At present, one of in-band OSNR detection technologies is a polarization extinction (Polarization Nulling or Polarization Extinction) method. The method or its modified method separates an optical signal from noise by optical and algorithm means according to a basic characteristic that the optical signal to be detected is polarized while the noise is unpolarized. Because a coherent system uses a polarization state modulation mode, the optical signal and the noise cannot be distinguished according to a difference between polarization characteristics of the optical signal and the noise. Especially for a 100 G dual-polarized (or called polarization division multiplexing, Polarization Division Multiplexing) signal, the noise and the optical signal almost overlap and cannot be separated, and a measurement error is caused.

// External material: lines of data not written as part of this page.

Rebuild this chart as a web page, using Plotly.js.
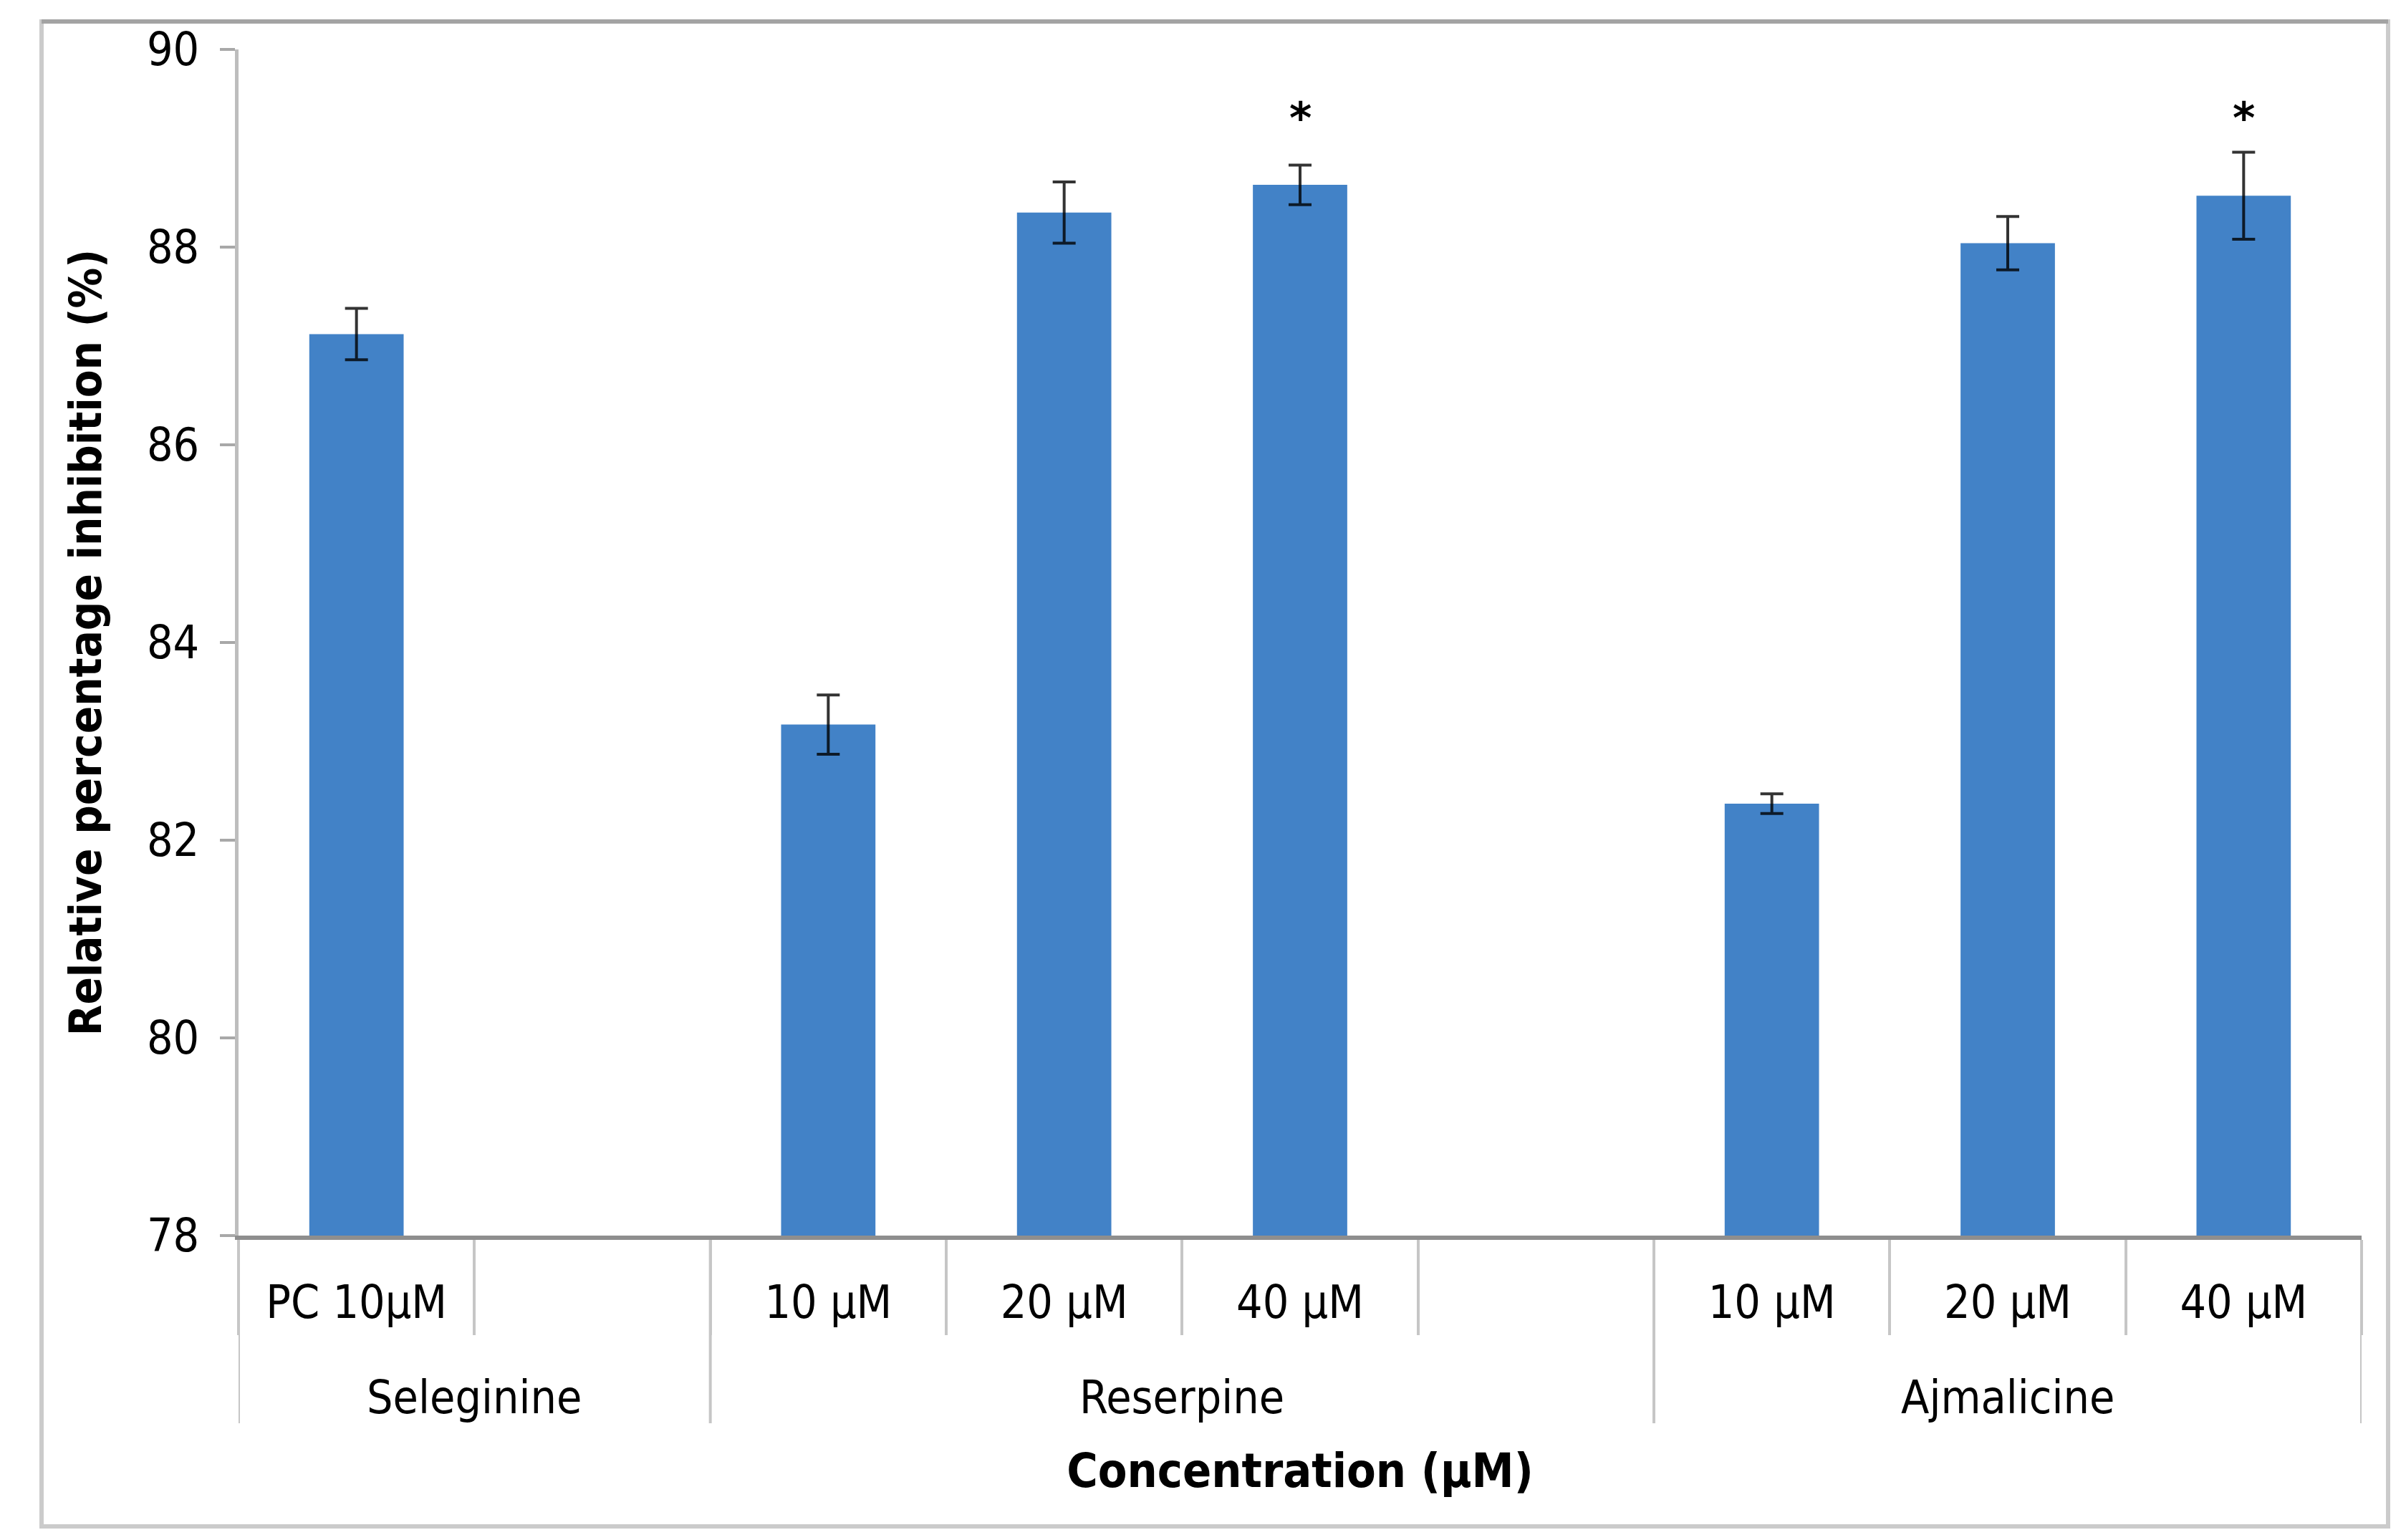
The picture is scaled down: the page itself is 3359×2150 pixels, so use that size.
<!DOCTYPE html>
<html><head><meta charset="utf-8">
<script src="https://cdn.plot.ly/plotly-3.0.1.min.js"></script>
<style>html,body{margin:0;padding:0;background:#fff;} #chart{width:3359px;height:2150px;}</style>
</head><body><div id="chart"></div>
<script>
// ---- data ----
const groups = ['Seleginine','Seleginine','Reserpine','Reserpine','Reserpine','Reserpine','Ajmalicine','Ajmalicine','Ajmalicine'];
const concLabels = ['PC 10µM','','10 µM','20 µM','40 µM','','10 µM','20 µM','40 µM'];
const inhibition = [87.12, null, 83.17, 88.35, 88.63, null, 82.37, 88.04, 88.52];
const errorSE   = [0.26, null, 0.30, 0.31, 0.20, null, 0.10, 0.27, 0.44];
const significance = ['', '', '', '', '*', '', '', '', '*'];
const yTicks = [78, 80, 82, 84, 86, 88, 90];

// ---- layout geometry ----
const W = 3359, H = 2150;
const M = {l: 333, r: 62, t: 69, b: 425};
const plotW = W - M.l - M.r, plotH = H - M.t - M.b;
const pyToPaper = px => px / plotH;
const pxToPaperX = px => px / plotW;

const FONT = 'Liberation Sans Narrow, DejaVu Sans Condensed, Arial Narrow, sans-serif';
const idx = concLabels.map((_, i) => i);
const boundaries = idx.map(i => i - 0.5).concat([idx.length - 0.5]);

// group spans
const groupNames = [...new Set(groups)];
const spans = groupNames.map(g => {
  const first = groups.indexOf(g), last = groups.lastIndexOf(g);
  return {name: g, first, last};
});
const dividerXs = spans.map(s => s.first - 0.5).concat([spans[spans.length - 1].last + 0.5]);

const shapes = dividerXs.map(x => ({
  type: 'line', xref: 'x', yref: 'paper', x0: x, x1: x,
  y0: 0, y1: -pyToPaper(262), line: {color: '#c6c6c6', width: 4}, layer: 'below'
}));
// outer chart frame (light border with slightly darker top edge)
const fx0 = -pxToPaperX(M.l - 58), fx1 = 1 + pxToPaperX(3334 - (W - M.r));
const fy0 = -pyToPaper(2131 - (H - M.b)), fy1 = 1 + pyToPaper(M.t - 30);
shapes.push({
  type: 'rect', xref: 'paper', yref: 'paper', x0: fx0, x1: fx1, y0: fy0, y1: fy1,
  line: {color: '#cbcbcb', width: 6}, fillcolor: 'rgba(0,0,0,0)'
});
shapes.push({
  type: 'line', xref: 'paper', yref: 'paper', x0: fx0, x1: fx1, y0: fy1, y1: fy1,
  line: {color: '#a3a3a3', width: 6}
});

const annotations = spans.map(s => ({
  xref: 'x', yref: 'paper', x: (s.first + s.last) / 2, y: -pyToPaper(226),
  yanchor: 'middle', xanchor: 'center', showarrow: false, text: s.name,
  font: {family: FONT, size: 64, color: '#000'}
}));
const STAR_LEVEL = 89.38;
idx.forEach(i => {
  if (significance[i]) annotations.push({
    xref: 'x', yref: 'y', x: i, y: STAR_LEVEL, yanchor: 'middle', yshift: -10,
    showarrow: false, text: significance[i],
    font: {family: 'DejaVu Sans', size: 60, color: '#000', weight: 700}
  });
});

const trace = {
  type: 'bar', x: idx, y: inhibition, width: 0.4,
  marker: {color: '#4282c7', line: {width: 0}},
  error_y: {type: 'data', array: errorSE, visible: true, color: 'rgba(0,0,0,0.8)', thickness: 4, width: 16},
  hoverinfo: 'y'
};

const layout = {
  width: W, height: H, margin: M, showlegend: false,
  paper_bgcolor: '#fff', plot_bgcolor: '#fff',
  xaxis: {
    range: [-0.5, idx.length - 0.5], tickmode: 'array', tickvals: idx, ticktext: concLabels,
    ticks: '', ticklabelstandoff: 32, showgrid: false, zeroline: false,
    showline: true, linecolor: '#8e8e8e', linewidth: 6,
    tickfont: {family: FONT, size: 64, color: '#000'},
    minor: {tickmode: 'array', tickvals: boundaries, ticks: 'outside', ticklen: 133, tickwidth: 4, tickcolor: '#c6c6c6', showgrid: false},
    title: {text: 'Concentration (µM)', standoff: 178, font: {family: FONT, size: 66, color: '#000', weight: 700}},
    automargin: false, fixedrange: true
  },
  yaxis: {
    range: [78, 90], tickmode: 'array', tickvals: yTicks, ticks: 'outside', ticklen: 21, tickwidth: 4, tickcolor: '#a8a8a8',
    showline: true, linecolor: '#bdbdbd', linewidth: 5, showgrid: false, zeroline: false,
    ticklabelstandoff: 16,
    tickfont: {family: FONT, size: 64, color: '#000'},
    title: {text: 'Relative percentage inhibition (%)', standoff: 44, font: {family: FONT, size: 63, color: '#000', weight: 700}},
    automargin: false, fixedrange: true
  },
  shapes, annotations
};

Plotly.newPlot('chart', [trace], layout, {staticPlot: true, displayModeBar: false});
</script>
</body></html>
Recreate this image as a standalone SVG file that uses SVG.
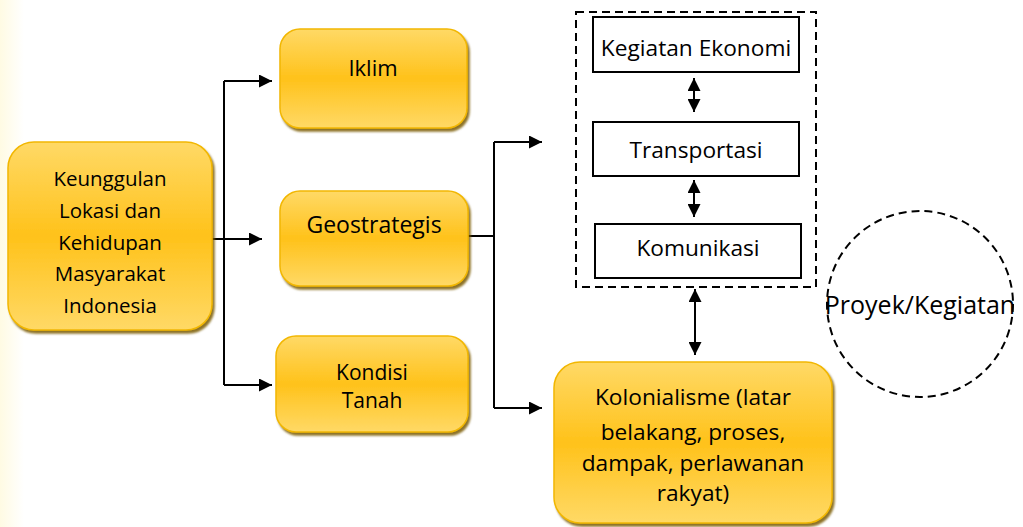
<svg xmlns="http://www.w3.org/2000/svg" width="1023" height="527" viewBox="0 0 1023 527">
<defs>
<linearGradient id="gold" x1="0" y1="0" x2="0" y2="1">
<stop offset="0" stop-color="#FFD966"/>
<stop offset="0.5" stop-color="#FFC21A"/>
<stop offset="1" stop-color="#FFD966"/>
</linearGradient>
<linearGradient id="edge" x1="0" y1="0" x2="1" y2="0">
<stop offset="0" stop-color="#FFFBE3"/>
<stop offset="1" stop-color="#FFFFFF"/>
</linearGradient>
<filter id="sh" x="-10%" y="-10%" width="130%" height="130%">
<feGaussianBlur in="SourceAlpha" stdDeviation="1.2"/>
<feOffset dx="2" dy="3" result="b"/>
<feFlood flood-color="#7A5A00" flood-opacity="0.85"/>
<feComposite in2="b" operator="in"/>
<feMerge><feMergeNode/><feMergeNode in="SourceGraphic"/></feMerge>
</filter>
<marker id="ah" viewBox="0 0 10 10" refX="10" refY="5" markerWidth="14" markerHeight="13" markerUnits="userSpaceOnUse" orient="auto-start-reverse">
<path d="M0,0 L10,5 L0,10 z" fill="#000"/>
</marker>
</defs>
<style>
.gnode{fill:url(#gold);stroke:#F2B705;stroke-width:1.5;filter:url(#sh)}
.box{fill:#fff;stroke:#000;stroke-width:2}
.t{font-family:"Open Sans","Noto Sans","DejaVu Sans",sans-serif;font-weight:400;font-size:22.7px;fill:#000;text-anchor:middle}
.ln{fill:none;stroke:#000;stroke-width:2}
.arr{fill:none;stroke:#000;stroke-width:2;marker-end:url(#ah)}
.darr{fill:none;stroke:#000;stroke-width:2;marker-end:url(#ah);marker-start:url(#ah)}
.dash{fill:none;stroke:#000;stroke-width:2;stroke-dasharray:8 5}
</style>
<rect x="0" y="0" width="1023" height="527" fill="#fff"/>
<rect x="0" y="0" width="24" height="527" fill="url(#edge)"/>

<g id="connectors">
<path class="ln" d="M224,81 V385"/>
<path class="arr" d="M224,81 H272"/>
<path class="arr" d="M212,239 H262"/>
<path class="arr" d="M224,385 H272"/>
<path class="ln" d="M468,236 H494"/>
<path class="ln" d="M494,142 V408"/>
<path class="arr" d="M494,142 H542"/>
<path class="arr" d="M494,408 H542"/>
<path class="darr" d="M694,78 V112"/>
<path class="darr" d="M694,180 V217"/>
<path class="darr" d="M695,289 V355"/>
</g>

<g id="node-main">
<rect class="gnode" x="8" y="142" width="204" height="188" rx="26"/>
<text class="t" x="110" y="186" style="font-size:20.5px">Keunggulan</text>
<text class="t" x="110" y="218" style="font-size:20.5px">Lokasi dan</text>
<text class="t" x="110" y="250" style="font-size:20.5px">Kehidupan</text>
<text class="t" x="110" y="281" style="font-size:20.5px">Masyarakat</text>
<text class="t" x="110" y="313" style="font-size:20.5px">Indonesia</text>
</g>

<g id="node-iklim">
<rect class="gnode" x="280" y="29" width="187" height="99" rx="20"/>
<text class="t" x="373" y="76" style="font-size:22px">Iklim</text>
</g>

<g id="node-geostrategis">
<rect class="gnode" x="280" y="191" width="188" height="95" rx="20"/>
<text class="t" x="374" y="233" style="font-size:23px">Geostrategis</text>
</g>

<g id="node-kondisi">
<rect class="gnode" x="276" y="336" width="192" height="96" rx="20"/>
<text class="t" x="372" y="380" style="font-size:21px">Kondisi</text>
<text class="t" x="372" y="408" style="font-size:21px">Tanah</text>
</g>

<g id="node-kolonialisme">
<rect class="gnode" x="554" y="362" width="278" height="161" rx="26"/>
<text class="t" x="693" y="405">Kolonialisme (latar</text>
<text class="t" x="693" y="440">belakang, proses,</text>
<text class="t" x="693" y="471">dampak, perlawanan</text>
<text class="t" x="693" y="501">rakyat)</text>
</g>

<g id="group-dashed">
<rect class="dash" x="576" y="12" width="240" height="275"/>
</g>

<g id="node-ekonomi">
<rect class="box" x="593" y="17" width="206" height="55"/>
<text class="t" x="696" y="56">Kegiatan Ekonomi</text>
</g>

<g id="node-transportasi">
<rect class="box" x="593" y="122" width="206" height="54"/>
<text class="t" x="696" y="158">Transportasi</text>
</g>

<g id="node-komunikasi">
<rect class="box" x="595" y="224" width="206" height="54"/>
<text class="t" x="698" y="256">Komunikasi</text>
</g>

<g id="node-proyek">
<circle class="dash" cx="920" cy="304" r="93"/>
<text class="t" x="920" y="314" style="font-size:25px">Proyek/Kegiatan</text>
</g>
</svg>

Another in-band OSNR detection method that can be applied to the coherent system is to split an input optical signal to be detected into two signals and send the two signals to a photodiode (PD) 1 and a PD2 respectively. One signal to be detected is processed by a low pass filter (Low Pass Filter, “LPF” for short) after being received by the PD1 and the other signal to be detected is processed by a band pass filter (Band Pass Filter, “BPF” for short) after being received by the PD2. These two signals, after being filtered, are sent to an analog to digital converter (Analog to Digital Converter, “ADC” for short) respectively for sampling. Sampled data is sent to a signal processing unit for processing and calculation, and the OSNR of the optical signal to be detected is acquired. A basic principle of the method is: Total signal energy of a phase shift keying (Phase Shift Keying, “PSK” for short) signal in two polarization states is highly concentrated in the vicinity of frequency 0 of a radio frequency (Radio Frequency, “RF” for short) spectrum after the phase shift keying signal is received by a photodiode, and beat frequency components of the signal and the noise may be extracted at a low frequency, and further, a ratio of a total signal size to the ASE noise, that is, the OSNR of the optical signal to be detected, may be calculated.
However, in the foregoing in-band OSNR detection methods, a residual amplitude modulation signal may be superimposed on a corresponding original phase modulation signal without an amplitude fluctuation at a transmitting end. Such amplitude modulation is reflected as the amplitude fluctuation on an RF power spectrum, and is generally called a residual amplitude modulation component (Residual Amplitude Modulation Component). In addition, this residual amplitude modulation component is different for optical signals to be detected that have different modulation formats and/or bit rates, and therefore OSNR detection precision is seriously affected.